The MoCA Westport contemporary art museum opened in 2019 in a renovated industrial space on Newtown Turnpike, with a focus on rotating exhibitions of emerging and established American artists. Sherwood Island State Park, the state's first state park (1914), runs 1.5 miles of beach on Long Island Sound. The Levitt Pavilion next to the Westport Library runs a free summer concert series of about 50 evening shows from late June through August, with everything from acoustic singer-songwriters to jazz quartets.
Bethel

Bethel sits in western Connecticut just south of Danbury and is the birthplace of P.T. Barnum, the showman, who was born on the corner of Greenwood Avenue and Center Street on July 5, 1810. The Bethel Public Library on Greenwood maintains a Barnum collection, and the annual Barnum Festival, headquartered in Bridgeport but with Bethel roots, runs in late June. Greenwood Avenue, the main drag, runs pedestrian-friendly with the kind of indie storefronts that disappeared decades ago in neighboring Fairfield County towns.
The Sycamore Drive-In, opened in 1948 and operating in nearly continuous fashion since, still slings root beer in frosted mugs from a 1950s-style drive-in setup; the Saturday-night Cruise Night between May and September draws hot-rod collectors with a DJ on the lot.
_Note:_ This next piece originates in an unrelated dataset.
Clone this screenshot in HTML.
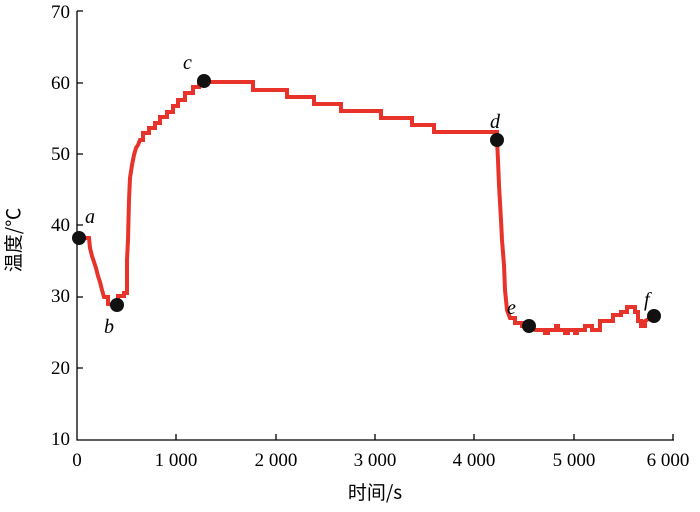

Blue Jay Orchards on Plumtrees Road runs 140 acres of pick-your-own apples with 36 varieties; the orchard's apple-cider donuts are widely cited as the best in Connecticut.
Eight Towns On The Sound And The River
The eight Connecticut towns above each set up around one specific geography. Mystic and Madison face Long Island Sound. Essex, Glastonbury, Old Lyme, and Old Saybrook sit along the Connecticut River. Westport faces the Sound from the state's Gold Coast. Bethel runs inland in the western hills. Each one rewards a focused weekend; collectively they cover most of what makes summer in Connecticut work.